Call Emergency: I Have Warm Feelings for John Oliver

If you watched “Last Week Tonight” this past Sunday on HBO, you learned about the problem with the existing 911 network and even the plans for next-gen 911.

I have felt like Chicken Little crying out that the sky is falling about the 911 emergency system. Having John Oliver bring up the situation was great, although his focus was a little skewed to the policy associated with Next Gen 911. He is right to point out that the advocates (my friends prefer that term to “lobbyists”) have successfully loosened the requirements so that location only has to be precise 80 percent of the time.

He also points out that Pizza, Uber, and every other app on the planet can deliver to you precisely wherever you are. What he does not point out is that one of the reasons the current 911-number is only 80 percent, is fear of abuse of this knowledge. It’s the negative side of Net Neutrality.

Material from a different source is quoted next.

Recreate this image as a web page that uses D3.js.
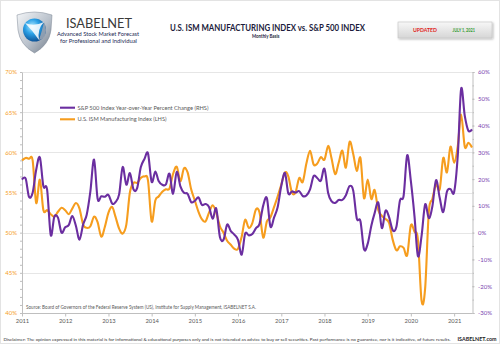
<!DOCTYPE html>
<html><head><meta charset="utf-8">
<script src="https://cdn.jsdelivr.net/npm/d3@7"></script>
<style>
html,body{margin:0;padding:0;background:#fff;}
svg{display:block;font-family:Lato,"Open Sans",sans-serif;}
</style></head><body>
<svg id="c" width="500" height="344"></svg>
<script>
// ---------------- DATA ----------------
const startMonth = "2011-01";
// U.S. ISM Manufacturing Index (LHS), monthly Jan 2011 - Jun 2021
const ismValues = [
  59.0, 59.3, 59.2, 59.0, 53.7, 56.6, 52.8, 52.8, 52.3, 52.0, 52.6, 53.1,
  52.8, 52.3, 53.0, 53.7, 53.0, 51.0, 50.6, 50.8, 52.0, 51.3, 49.5, 50.7,
  52.5, 53.2, 52.0, 50.5, 49.9, 51.0, 55.0, 56.2, 56.2, 56.8, 57.0, 56.5,
  51.4, 54.0, 54.5, 55.1, 55.4, 55.5, 57.3, 58.2, 56.4, 58.0, 57.5, 55.4,
  54.0, 52.6, 51.7, 51.4, 52.5, 53.4, 52.5, 50.8, 50.0, 49.0, 48.5, 48.0,
  48.0, 49.5, 51.6, 50.6, 51.2, 52.9, 52.5, 49.4, 51.4, 51.9, 53.2, 54.5,
  56.0, 57.5, 57.0, 55.0, 55.0, 56.8, 56.3, 58.6, 60.2, 58.5, 58.6, 59.4,
  59.1, 60.8, 59.3, 57.3, 58.7, 60.2, 58.1, 61.3, 59.8, 57.7, 59.3, 54.3,
  56.6, 54.2, 55.3, 52.8, 52.1, 51.7, 51.2, 49.1, 47.8, 48.3, 48.1, 47.2,
  50.9, 50.1, 49.1, 41.5, 43.1, 52.6, 54.2, 56.0, 55.4, 59.3, 57.5, 60.7,
  58.7, 60.8, 64.7, 60.7, 61.2, 60.6
];
// S&P 500 Index Year-over-Year Percent Change (RHS)
const spxYoY = [
  19.8, 20.2, 13.4, 14.9, 23.5, 28.1, 17.3, 16.2, -0.9, 5.9, 5.6, 0.0,
  2.0, 2.9, 6.2, 2.5, -2.6, 3.1, 6.7, 15.4, 27.3, 12.7, 13.6, 13.4,
  14.1, 10.9, 11.4, 14.3, 24.5, 17.9, 22.2, 16.1, 16.7, 24.4, 27.5, 29.6,
  19.0, 22.8, 19.3, 17.9, 18.0, 22.0, 14.5, 22.7, 17.3, 14.9, 14.5, 11.4,
  11.9, 13.2, 10.4, 10.7, 9.6, 5.2, 9.0, -1.6, -2.6, 3.0, 0.6, -0.7,
  -2.7, -8.2, -0.4, -1.0, -0.5, 1.7, 3.3, 10.1, 12.9, 2.3, 5.7, 9.5,
  17.5, 22.3, 14.7, 15.4, 15.0, 15.5, 13.7, 13.9, 16.2, 21.1, 20.4, 19.4,
  23.9, 14.8, 11.8, 11.1, 12.2, 12.2, 14.0, 17.4, 15.7, 5.3, 4.3, -6.2,
  -4.2, 2.6, 7.3, 11.2, 1.7, 8.2, 5.8, 0.9, 2.2, 12.0, 13.8, 28.9,
  19.3, 6.1, -8.8, -1.1, 10.6, 5.4, 9.8, 19.6, 13.0, 7.7, 15.3, 16.3,
  15.2, 29.0, 53.7, 43.6, 38.1, 38.6
];
const yearLabels = ["2011","2012","2013","2014","2015","2016","2017","2018","2019","2020","2021"];
const leftTicks = [40, 45, 50, 55, 60, 65, 70];
const rightTicks = [-30, -20, -10, 0, 10, 20, 30, 40, 50, 60];
const seriesNames = ["S&P 500 Index Year-over-Year Percent Change (RHS)", "U.S. ISM Manufacturing Index (LHS)"];

// ---------------- DRAW ----------------
const svg = d3.select("#c");
const ORANGE = "#f69d1e", PURPLE = "#6b2ea0", AXIS = "#bfbfbf", TXT = "#595959";
const parse = d3.timeParse("%Y-%m");
const d0 = parse(startMonth);
const dates = d3.timeMonth.range(d0, d3.timeMonth.offset(d0, ismValues.length));
const x = d3.scaleTime().domain([d0, dates[dates.length - 1]]).range([22, 472]);
const yL = d3.scaleLinear().domain([40, 70]).range([313, 72]);
const yR = d3.scaleLinear().domain([-30, 60]).range([313, 72]);

const defs = svg.append("defs");
const g1 = defs.append("linearGradient").attr("id","shield").attr("x1",0).attr("y1",0).attr("x2",1).attr("y2",1);
g1.append("stop").attr("offset","0%").attr("stop-color","#f4f6f8");
g1.append("stop").attr("offset","55%").attr("stop-color","#b9c1cb");
g1.append("stop").attr("offset","100%").attr("stop-color","#6f7a88");
const g2 = defs.append("radialGradient").attr("id","ball").attr("cx","40%").attr("cy","35%").attr("r","70%");
g2.append("stop").attr("offset","0%").attr("stop-color","#b5ecff");
g2.append("stop").attr("offset","45%").attr("stop-color","#2aa0e6");
g2.append("stop").attr("offset","100%").attr("stop-color","#0a4a8e");
const g3 = defs.append("linearGradient").attr("id","upd").attr("x1",0).attr("y1",0).attr("x2",0).attr("y2",1);
g3.append("stop").attr("offset","0%").attr("stop-color","#f7f7f7");
g3.append("stop").attr("offset","100%").attr("stop-color","#d6d6d6");
const f = defs.append("filter").attr("id","sh").attr("x","-10%").attr("y","-20%").attr("width","130%").attr("height","160%");
f.append("feDropShadow").attr("dx",1).attr("dy",1).attr("stdDeviation",0.8).attr("flood-color","#000").attr("flood-opacity",0.3);

// outer frame
svg.append("rect").attr("x",0.5).attr("y",0.5).attr("width",499).attr("height",343).attr("fill","none").attr("stroke","#e3e3e3");

// logo
const logo = svg.append("g");
logo.append("path").attr("d","M17,15 Q34.5,9 52,15 L51,30 Q49,45 34.5,53 Q20,45 18,30 Z")
  .attr("fill","url(#shield)").attr("stroke","#7d8794").attr("stroke-width",0.5);
logo.append("circle").attr("cx",34.5).attr("cy",30).attr("r",11.5).attr("fill","url(#ball)");
logo.append("path").attr("d","M25,23 Q34,27 44,22 Q37,29 39,40 Q33,31 25,23 Z").attr("fill","#ffffff").attr("opacity",0.85);
logo.append("path").attr("d","M44,22 Q48,30 44,38 Q40,40 39,40 Q42,31 44,22 Z").attr("fill","#9aa4b1").attr("opacity",0.9);

svg.append("text").attr("x",66).attr("y",28).attr("font-size",13).attr("fill","#3a3a3a")
  .attr("textLength",66).attr("lengthAdjust","spacingAndGlyphs").text("ISABELNET");
svg.append("text").attr("x",57).attr("y",35.8).attr("font-size",6).attr("fill","#1b2a55")
  .attr("textLength",82).attr("lengthAdjust","spacingAndGlyphs").text("Advanced Stock Market Forecast");
svg.append("text").attr("x",60).attr("y",42.6).attr("font-size",6).attr("fill","#1b2a55")
  .attr("textLength",77).attr("lengthAdjust","spacingAndGlyphs").text("for Professional and Individual");

// title
svg.append("text").attr("x",170).attr("y",31).attr("font-size",8.8).attr("font-weight","bold").attr("fill","#1c1c3c")
  .attr("textLength",195).attr("lengthAdjust","spacingAndGlyphs").text("U.S. ISM MANUFACTURING INDEX vs. S&P 500 INDEX");
svg.append("text").attr("x",252).attr("y",37.6).attr("font-size",4.8).attr("font-weight","bold").attr("fill","#1c1c3c")
  .attr("textLength",27.5).attr("lengthAdjust","spacingAndGlyphs").text("Monthly Basis");

// updated box
svg.append("rect").attr("x",398).attr("y",22).attr("width",94).attr("height",16).attr("fill","url(#upd)")
  .attr("stroke","#c4c4c4").attr("stroke-width",0.6).attr("filter","url(#sh)");
svg.append("text").attr("x",413).attr("y",32.2).attr("font-size",5.6).attr("font-weight","bold").attr("fill","#e0241b")
  .attr("textLength",24).attr("lengthAdjust","spacingAndGlyphs").text("UPDATED");
svg.append("text").attr("x",452.5).attr("y",32.2).attr("font-size",5.6).attr("font-weight","bold").attr("fill","#2f9a2f")
  .attr("textLength",22.5).attr("lengthAdjust","spacingAndGlyphs").text("JULY 1, 2021");

// gridlines
svg.append("g").selectAll("line").data(leftTicks.filter(d => d > 40)).join("line")
  .attr("x1",22).attr("x2",472).attr("y1",d => Math.round(yL(d))+0.5).attr("y2",d => Math.round(yL(d))+0.5)
  .attr("stroke","#e6e6e6").attr("stroke-width",1);

// left axis
const la = svg.append("g").attr("transform","translate(22,0)")
  .call(d3.axisLeft(yL).tickValues(leftTicks).tickFormat(d => d + "%").tickSize(0).tickPadding(5));
la.select(".domain").attr("stroke",AXIS);
la.selectAll("text").attr("fill",ORANGE).attr("font-size",6).attr("font-family","Lato,sans-serif");
const lm = svg.append("g").attr("transform","translate(22,0)")
  .call(d3.axisLeft(yL).tickValues(d3.range(40, 71, 1)).tickFormat("").tickSize(2));
lm.select(".domain").remove();
lm.selectAll("line").attr("stroke",AXIS);

// right axis
const ra = svg.append("g").attr("transform","translate(472.5,0)")
  .call(d3.axisRight(yR).tickValues(rightTicks).tickFormat(d => d + "%").tickSize(2).tickPadding(3.5));
ra.select(".domain").attr("stroke",AXIS);
ra.selectAll("line").attr("stroke",AXIS);
ra.selectAll("text").attr("fill","#7a3fb0").attr("font-size",6).attr("font-family","Lato,sans-serif");
const rm = svg.append("g").attr("transform","translate(472.5,0)")
  .call(d3.axisRight(yR).tickValues(d3.range(-30, 61, 5)).tickFormat("").tickSize(1.5));
rm.select(".domain").remove();
rm.selectAll("line").attr("stroke",AXIS);

// bottom axis
const ba = svg.append("g").attr("transform","translate(0,313.5)")
  .call(d3.axisBottom(x).tickValues(yearLabels.map(y => parse(y + "-01"))).tickFormat(d3.timeFormat("%Y")).tickSize(3).tickPadding(2.5));
ba.select(".domain").attr("stroke",AXIS).attr("d","M22,0H472.5");
ba.selectAll("line").attr("stroke",AXIS);
ba.selectAll("text").attr("fill",TXT).attr("font-size",5.8).attr("font-family","Lato,sans-serif");

// lines
const lineL = d3.line().x((d,i) => x(dates[i])).y(d => yL(d)).curve(d3.curveCardinal.tension(0));
const lineR = d3.line().x((d,i) => x(dates[i])).y(d => yR(d)).curve(d3.curveCardinal.tension(0));
svg.append("path").datum(ismValues).attr("d",lineL).attr("fill","none").attr("stroke",ORANGE).attr("stroke-width",2.1).attr("stroke-linejoin","round");
svg.append("path").datum(spxYoY).attr("d",lineR).attr("fill","none").attr("stroke",PURPLE).attr("stroke-width",2.1).attr("stroke-linejoin","round");

// legend
const leg = svg.append("g");
[[PURPLE,107.7,131],[ORANGE,119.3,89]].forEach((s,i) => {
  leg.append("line").attr("x1",60).attr("x2",75).attr("y1",s[1]).attr("y2",s[1]).attr("stroke",s[0]).attr("stroke-width",2.1);
  leg.append("text").attr("x",77.5).attr("y",s[1]+2).attr("font-size",5.8).attr("fill",TXT)
    .attr("textLength",s[2]).attr("lengthAdjust","spacingAndGlyphs").text(seriesNames[i]);
});

// source
svg.append("text").attr("x",26).attr("y",309).attr("font-size",5).attr("fill",TXT)
  .attr("textLength",230).attr("lengthAdjust","spacingAndGlyphs")
  .text("Source: Board of Governors of the Federal Reserve System (US), Institute for Supply Management, ISABELNET S.A.");

// disclaimer
svg.append("text").attr("x",3.5).attr("y",341).attr("font-size",4.3).attr("fill","#333")
  .attr("textLength",447).attr("lengthAdjust","spacingAndGlyphs")
  .text("Disclaimer: The opinion expressed in this material is for informational & educational purposes only and is not intended as advice to buy or sell securities. Past performance is no guarantee, nor is it indicative, of future results.");
svg.append("text").attr("x",457.5).attr("y",341).attr("font-size",5.6).attr("font-weight","bold").attr("fill","#222")
  .attr("textLength",39).attr("lengthAdjust","spacingAndGlyphs").text("ISABELNET.com");
</script>
</body></html>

He also pointed to some of the robbing of the general funds to upgrade 911 to support more general funds (He shows NY Governor Andrew Cuomo being questioned), but the upgrade of Public Service Access Points (PSAPs) is being pilfered by levels of government.

The problems with 911 are three fold. The first is the age of the terminals. Most of them date back to the early 1980s, as do their interfaces. Therefore, the Internet is not a standard interface. Regardless of that, the interfaces for location-information are all based on historical telecom data sources.

Which brings up the second problem of accuracy. This is where Net Neutrality rears its ugly head. Smartphones find their locations by a lot of methodologies, while the phone network doesn’t. But the throat to choke on 911 is not Apple, Google or Samsung. It’s the service provider -- hence the lack of accuracy.

Which brings us to the final problem, which isn’t even on the radar of the FCC specifications. What to do with all the various forms of communication today? Should Facebook, Twitter, and video do it? Should the FCC mandate emergency service emails and twitter handles? If it sounds silly and according to the IT Crowd, it is funny. However, advocates are not going to be in favor of it.

And it is not likely to be in the FCC’s jurisdiction anytime soon.

And this may be the biggest problem: John Oliver, thanks for sharing, but can you help do something about it?